=== What is being asked ===
Each line from the top of the listing through the one holding "(0,0) rectangle (1074,709);" should be restated word for word, with nothing added and no pictures.

* START Data block *

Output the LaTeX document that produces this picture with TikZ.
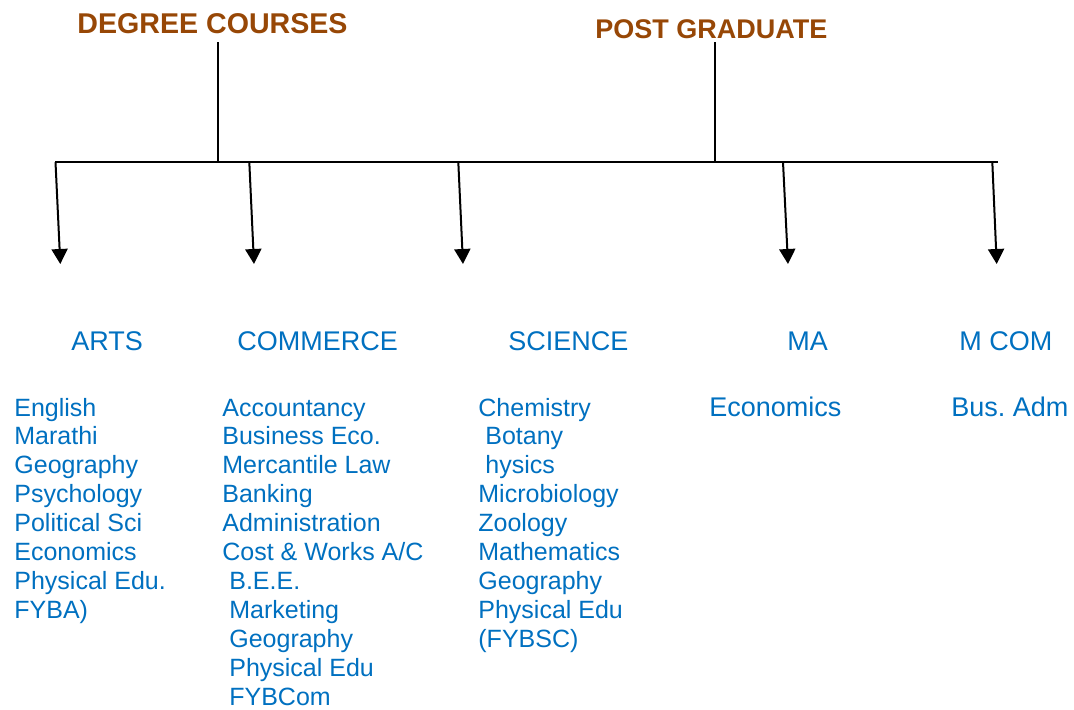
\documentclass[tikz,border=0pt]{standalone}
\usepackage{fontspec}
\setmainfont{Liberation Sans}
\usetikzlibrary{arrows.meta}

\definecolor{titlebrown}{RGB}{151,71,6}
\definecolor{itemblue}{RGB}{0,112,192}

\tikzset{
  headtitle/.style={font=\bfseries\fontsize{14.3}{17}\selectfont, text=titlebrown, anchor=base west, inner sep=0pt},
  branchname/.style={font=\fontsize{13.5}{16}\selectfont, text=itemblue, anchor=base west, inner sep=0pt},
  subjectitem/.style={font=\fontsize{12.5}{14.5}\selectfont, text=itemblue, anchor=base west, inner sep=0pt},
  barline/.style={line width=1pt},
  downarrow/.style={line width=1pt, -{Triangle[width=8pt,length=7.5pt]}}
}

\begin{document}
\frenchspacing
\begin{tikzpicture}[x=0.5pt,y=-0.5pt]
\useasboundingbox (0,0) rectangle (1074,709);

% titles
\node[headtitle] (deg) at (77,33.5) {DEGREE COURSES};
\node[headtitle, font=\bfseries\fontsize{13.5}{17}\selectfont] (pg) at (595,38.5) {POST GRADUATE};

\coordinate (deg-top) at (218,42);
\coordinate (deg-foot) at (218,162);
\coordinate (pg-top) at (715,42);
\coordinate (pg-foot) at (715,162);
\coordinate (bar-w) at (55,162);
\coordinate (bar-e) at (998,162);

\draw[barline] (deg-top) -- (deg-foot);
\draw[barline] (pg-top) -- (pg-foot);
\draw[barline] (bar-w) -- (bar-e);

% branch points and arrow tips
\coordinate (j1) at (55.5,162);
\coordinate (j2) at (249.3,162);
\coordinate (j3) at (458.3,162);
\coordinate (j4) at (783,162);
\coordinate (j5) at (992.3,162);
\coordinate (t1) at (60.3,264);
\coordinate (t2) at (254,264);
\coordinate (t3) at (463,264);
\coordinate (t4) at (788,264);
\coordinate (t5) at (996.7,264);
\foreach \k in {1,...,5}
  \draw[downarrow] (j\k) -- (t\k);

% branches
\node[branchname] (arts) at (71,350) {ARTS};
\node[branchname] (com) at (237,350) {COMMERCE};
\node[branchname] (sci) at (508,350) {SCIENCE};
\node[branchname] (ma) at (787,350) {MA};
\node[branchname] (mcom) at (959,350) {M COM};

% subjects
\foreach \s [count=\i] in {English,Marathi,Geography,Psychology,Political Sci,Economics,Physical Edu.,FYBA)}
  \node[subjectitem] (arts-\i) at (14,416+28.9*\i-28.9) {\s};
\foreach \s [count=\i] in {Accountancy,Business Eco.,Mercantile Law,Banking,Administration,Cost \& Works A/C,\ B.E.E.,\ Marketing,\ Geography,\ Physical Edu,\ FYBCom}
  \node[subjectitem] (com-\i) at (222,416+28.9*\i-28.9) {\s};
\foreach \s [count=\i] in {Chemistry,\ Botany,\ hysics,Microbiology,Zoology,Mathematics,Geography,Physical Edu,(FYBSC)}
  \node[subjectitem] (sci-\i) at (478,416+28.9*\i-28.9) {\s};
\node[branchname] (ma-1) at (709,416) {Economics};
\node[branchname] (mcom-1) at (951,416) {Bus. Adm};
\end{tikzpicture}
\end{document}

* END Data block *

=== Output for this exercise ===
Output the LaTeX document that produces this picture with TikZ.
\documentclass[tikz,border=0pt]{standalone}
\usepackage{fontspec}
\setmainfont{Liberation Sans}
\usetikzlibrary{arrows.meta}

\definecolor{titlebrown}{RGB}{151,71,6}
\definecolor{itemblue}{RGB}{0,112,192}

\tikzset{
  headtitle/.style={font=\bfseries\fontsize{14.3}{17}\selectfont, text=titlebrown, anchor=base west, inner sep=0pt},
  branchname/.style={font=\fontsize{13.5}{16}\selectfont, text=itemblue, anchor=base west, inner sep=0pt},
  subjectitem/.style={font=\fontsize{12.5}{14.5}\selectfont, text=itemblue, anchor=base west, inner sep=0pt},
  barline/.style={line width=1pt},
  downarrow/.style={line width=1pt, -{Triangle[width=8pt,length=7.5pt]}}
}

\begin{document}
\frenchspacing
\begin{tikzpicture}[x=0.5pt,y=-0.5pt]
\useasboundingbox (0,0) rectangle (1074,709);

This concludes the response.